If the October 24 District 4 Town Hall meeting was any indication, all the parts of Goochland County government are working in harmony to make beautiful music. This is a nice change from the past decades of discord and dysfunction.
The first round of town hall meetings held last spring were a little rough. Staff did most of the talking and the newly elected supervisors and school board members made brief comments and fielded a few questions.
This time, the supervisors are comfortable with their role in government. Bob Minnick, District 4 supervisor, seemed happy to talk about the TCSD debt remediation. As furor over the high and escalating water and sewer charges and ballooning ad valorem tax rate swept him into office, this was good news for many of his constituents.
The District 4 meeting was well-attended. Newcomers seemed to outnumber long-term residents, which bodes well for the county’s future.
Minnick also outlined the board’s strategy for governing that focuses on areas including economic development, quality of life, and safety and security.
As the Centerville area is expected to be the epicenter of efforts to bring new business to the county, Minnick mentioned the expansion of overlay district controls from a swath on both sides of Broad Street Road to most of the village. This is intended to ensure quality as development occurs.
While this may be less precise than a village plan that designates particular areas for specific uses, it also provides the opportunity for greater flexibility. So, instead of mandating the sterile perfection of theme park style storefronts, businesses will have freedom, within certain parameters, to create space appropriate for their operations. This should result in a Centerville with an appearance different from Short Pump, which, after all, looks a lot like places in Atlanta or Minneapolis.
Some landowners in Centerville raised concerns that more stringent design requirements on new construction while “grandfathering” the stuff that’s already there will not attract new money to the area.
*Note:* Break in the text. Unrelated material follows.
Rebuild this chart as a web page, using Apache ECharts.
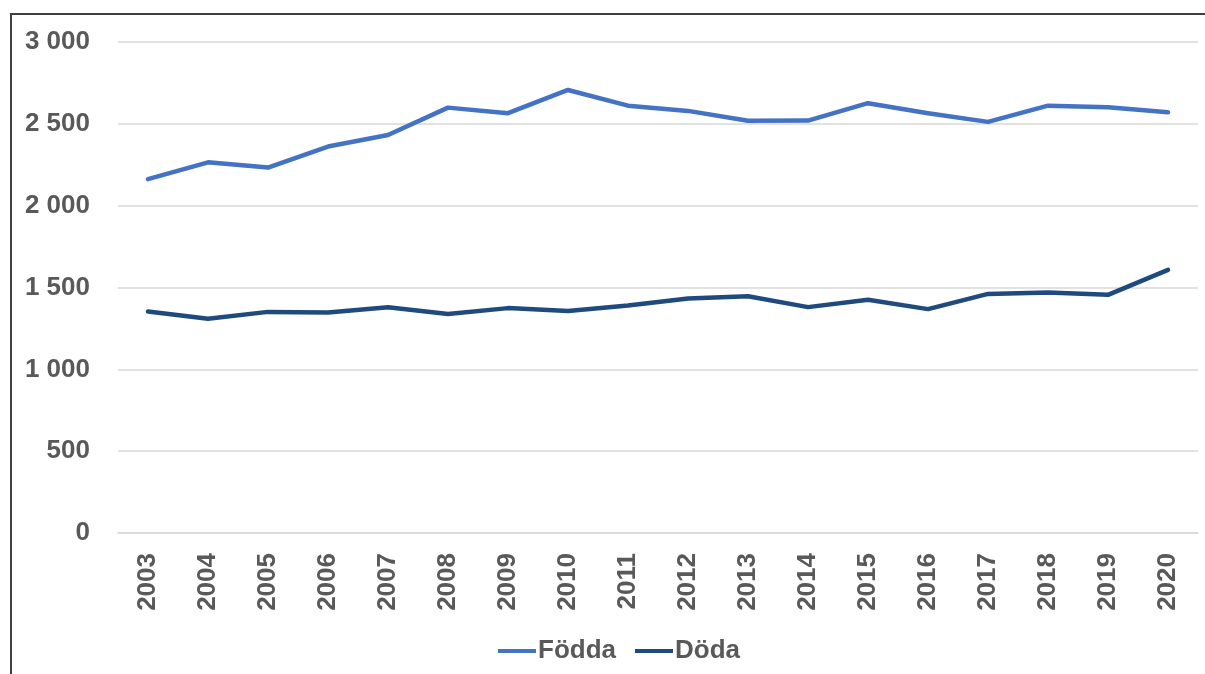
<!DOCTYPE html>
<html>
<head>
<meta charset="utf-8">
<script src="https://cdn.jsdelivr.net/npm/echarts@6/dist/echarts.min.js"></script>
<style>
  html, body { margin: 0; padding: 0; background: #fff; overflow: hidden; }
  .frame {
    position: absolute; left: 10px; top: 13px; width: 1400px; height: 900px;
    border-left: 2px solid #404040; border-top: 2px solid #404040;
  }
  .chartline { position: absolute; left: 0; top: 0; width: 1205px; height: 674px; }
</style>
</head>
<body>
<div class="frame"></div>
<div id="dom" class="chartline"></div>
<script>
// år
const years = ["2003", "2004", "2005", "2006", "2007", "2008", "2009", "2010", "2011",
  "2012", "2013", "2014", "2015", "2016", "2017", "2018", "2019", "2020"];
// Födda
const fodda = [2162, 2265, 2233, 2361, 2432, 2599, 2565, 2707, 2611,
  2579, 2519, 2520, 2626, 2565, 2512, 2611, 2601, 2571];
// Döda
const doda = [1353, 1309, 1351, 1347, 1380, 1338, 1374, 1357, 1390,
  1433, 1447, 1380, 1425, 1368, 1461, 1469, 1455, 1608];

const labelFont = {
  fontFamily: "Liberation Sans",
  fontWeight: "bold",
  fontSize: 26,
  color: "#595959"
};

let option = {
  backgroundColor: "transparent",
  animation: false,
  legend: {
    left: 493,
    top: 633,
    icon: "rect",
    itemWidth: 38,
    itemHeight: 4,
    itemGap: 19,
    textStyle: Object.assign({ padding: [0, 0, 0, -3] }, labelFont),
    data: ["Födda", "Döda"]
  },
  grid: {
    top: 42,
    left: 118,
    right: 7,
    bottom: 141,
    containLabel: false
  },
  xAxis: {
    type: "category",
    data: years,
    boundaryGap: true,
    axisTick: { show: false },
    axisLine: {
      show: true,
      lineStyle: { color: "#d9d9d9", width: 1.5 }
    },
    axisLabel: Object.assign({
      interval: 0,
      rotate: 90,
      margin: 20
    }, labelFont)
  },
  yAxis: {
    type: "value",
    min: 0,
    max: 3000,
    interval: 500,
    axisTick: { show: false },
    axisLine: { show: false },
    splitLine: {
      show: true,
      lineStyle: { color: "#d9d9d9", width: 1.5 }
    },
    axisLabel: Object.assign({
      margin: 28,
      formatter: function (v) {
        return String(v).replace(/\B(?=(\d{3})+(?!\d))/g, " ");
      }
    }, labelFont)
  },
  series: [
    {
      name: "Födda",
      type: "line",
      symbol: "none",
      data: fodda,
      color: "#4472C4",
      lineStyle: { color: "#4472C4", width: 4.5, cap: "round", join: "round" }
    },
    {
      name: "Döda",
      type: "line",
      symbol: "none",
      data: doda,
      color: "#1F4A7E",
      lineStyle: { color: "#1F4A7E", width: 4.5, cap: "round", join: "round" }
    }
  ]
};

const chart = echarts.init(document.getElementById("dom"));
chart.setOption(option);
window.addEventListener("resize", function () { chart.resize(); });
</script>
</body>
</html>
Minnick said that there is “lots of economic development in the works” in addition to that already revealed.
A strange discussion, led by county administrator Rebecca Dickson, explored the special character of Centerville architecture. In fact, it is the people, not the buildings that set Centerville apart. As the northern gateway to Goochland, the appearance of Centerville is important. We need to move away from the feeling that you’ve left civilization and are “in the sticks” to the notion that Centerville is a unique place worthy of exploration.
School Board Chair Beth Hardy, who represents District 4, talked about positive developments in our school system. She said that she said that there is lots going on to enhance an already wonderful school system “and it’s all good.”
She said that the past ten months have been a heady experience with lots of emails, phone calls and conversations in the Food Lion concerning the schools. She skipped over the enormous amount of time the new school board put in getting things on track.
Hardy said that the school board is working on a wide range of initiatives to improve the rigor and quality of education to ensure that every county student is ready to succeed in the next phase of their lives when they graduate. Hardy praised acting superintendent Dr. Pete Gretz for doing “a phenomenal job” during the transition from old regime to new.
She also said that the school board is very cognizant of the lean economic times and now includes budget reports in monthly meetings to ensure that things stay on target. Advisory committees that seek to engage the entire community for the betterment of our schools are also forming. (Please visit the great school system website at www.glnd.k12.va.us for more information. There is a lot of good stuff here for your perusal.)
Hardy then introduced Dr. James Lane, recently appointed superintendent of Goochland Schools. Although Lane’s first official day of work will be in mid-December, he has been hard at work on a listening tour to glean the community’s perceptions and expectations for our education system.
Lane and his family plan to move to the county and take an active part in the community. He and his wife are actively house hunting and he expects that the chimney Santa will use to deliver gifts to his son this Christmas will be in Goochland.
Lane said that Goochland has an excellent reputation among school divisions in the state and he hopes to make it even better.
Information presented at the meeting was generally not new. What is new for the county is the active solicitation of citizen input and willingness to listen to ideas and concerns.
Now that the new boards have tackled the most pressing items on their agendas—the TCSD debt for the supervisors and a new superintendent for the school board—they are moving down a carefully triaged laundry list of tasks.
Long ignored matters are being addressed. Mistakes will be made, but they will be acknowledged and fixed, not swept under the rug as in days of yore. As all the parts of county government work together and with the community, the tune we all sing will be sweet.